Москва смотрела на казаков Хмельницкого, как на прозелитов татарщины, и слухи о враждебности мнимых «борцов за православную веру и русскую народность» получили серьезное значение в её глазах, особенно после собрания в Царской Думе повсеместных в Украине толков о задуманном двумя ханами походе на Дон, с тем, чтобы «татаром с черкасы збить донских казаков з Дону до одного человека», и потом «Крымскому царю с Запорожскими черкасы идти войною на Московское Государство».

Действительно православное значение Москвы было для казаков последним делом.

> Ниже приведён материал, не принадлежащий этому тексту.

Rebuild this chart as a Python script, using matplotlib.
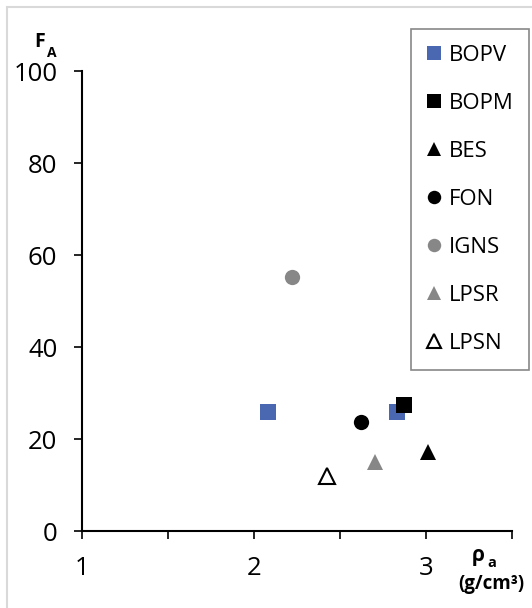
import matplotlib
matplotlib.use('Agg')
import matplotlib.pyplot as plt
from matplotlib.patches import Rectangle

# series
series_names = ['BOPV', 'BOPM', 'BES', 'FON', 'IGNS', 'LPSR', 'LPSN']
density = [[2.08, 2.83], [2.87], [3.01], [2.62], [2.22], [2.70], [2.42]]
fa_values = [[25.8, 25.8], [27.3], [17.2], [23.6], [55.3], [15.0], [12.0]]

x_ticks = [1, 1.5, 2, 2.5, 3, 3.5]
x_tick_labels = ['1', '', '2', '', '3', '']
y_ticks = [0, 20, 40, 60, 80, 100]

# marker styles for each series
styles = [
    dict(marker='s', color='#4A68B2'),
    dict(marker='s', color='black'),
    dict(marker='^', color='black'),
    dict(marker='o', color='black'),
    dict(marker='o', color='#878787'),
    dict(marker='^', color='#878787'),
    dict(marker='^', color='white', mec='black', mew=1.5),
]

plt.rcParams['font.family'] = ['Open Sans', 'DejaVu Sans']

fig = plt.figure(figsize=(5.32, 6.08), dpi=100)
ax = fig.add_axes([0.155, 0.1266, 0.808, 0.7566])

# light chart border
fig.patches.append(Rectangle((0.013, -0.02), 1.0, 1.0085, transform=fig.transFigure,
                             fill=False, edgecolor='#D9D9D9', linewidth=1.5))

handles = []
for name, xs, ys, st in zip(series_names, density, fa_values, styles):
    st = dict(st)
    color = st.pop('color')
    mec = st.pop('mec', color)
    mew = st.pop('mew', 0)
    h, = ax.plot(xs, ys, linestyle='none', markersize=11, color=color,
                 markerfacecolor=color, markeredgecolor=mec, markeredgewidth=mew,
                 label=name, **st)
    handles.append(h)

ax.set_xlim(1, 3.5)
ax.set_ylim(0, 100)
ax.set_xticks(x_ticks)
ax.set_xticklabels(x_tick_labels)
ax.set_yticks(y_ticks)

for side in ['top', 'right']:
    ax.spines[side].set_visible(False)
for side in ['left', 'bottom']:
    ax.spines[side].set_linewidth(1.5)
ax.tick_params(axis='both', direction='out', length=6, width=1.2, labelsize=18.5)
ax.tick_params(axis='y', pad=12)
ax.tick_params(axis='x', pad=12)

# axis titles placed like the reference (pixel positions converted to figure coords)
W, H = 532, 608
fig.text(40 / W, 1 - 42 / H, 'F', fontsize=14, fontweight='bold', ha='center', va='center')
fig.text(52 / W, 1 - 53 / H, 'A', fontsize=10, fontweight='bold', ha='center', va='center')
fig.text(478 / W, 1 - 556 / H, 'ρ', fontsize=15, fontweight='bold', ha='center', va='center')
fig.text(492 / W, 1 - 563 / H, 'a', fontsize=10.5, fontweight='bold', ha='center', va='center')
fig.text(524 / W, 1 - 584 / H, '(g/cm³)', fontsize=13.5, fontweight='bold', ha='right', va='center')

leg = fig.legend(handles=handles, loc='upper right', bbox_to_anchor=(529 / W, 1 - 29 / H),
                 fontsize=16, labelspacing=1.22, handlelength=0.7, handletextpad=0.3,
                 markerscale=0.88, fancybox=False, framealpha=1, borderpad=0.7,
                 borderaxespad=0)
leg.get_frame().set_edgecolor('#888888')
leg.get_frame().set_linewidth(1.2)

plt.savefig('out.png', dpi=100)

Это в Москве знали даже по деяниям казаков Сагайдачного, восстановителя киевской митрополии. Кадры Запорожского войска состояли из шляхтичей банитов, принадлежавших не только к римским католикам и к немецким протестантам, но и к арианам. «Какие они христиане?» (говорили о москалях в данный момент казатчины кошевые и куренные витии). «У них вера царская, а не христианская: как повелит им царь, так они и веруют». — «Коли б вони знали благочестие» (прибавляли к этому богомольные казаки), «не попустили б вони Божих церков ляхам на поталу; не дали б вони побивати нас проклятим пекельникам, бісовим ляхам та німоти. За московською підмогою, звоювали б ми і спліндрували б увесь світ; ми б в самого римського папу віддали турчинові в неволю. От би коли була наша честь, слава, військова справа! От би коли ми себе на сміх не подавали, ворогів під ноги топтали! А не схопив москаль нам помагати, ходімо з Ордою самого його воювати»!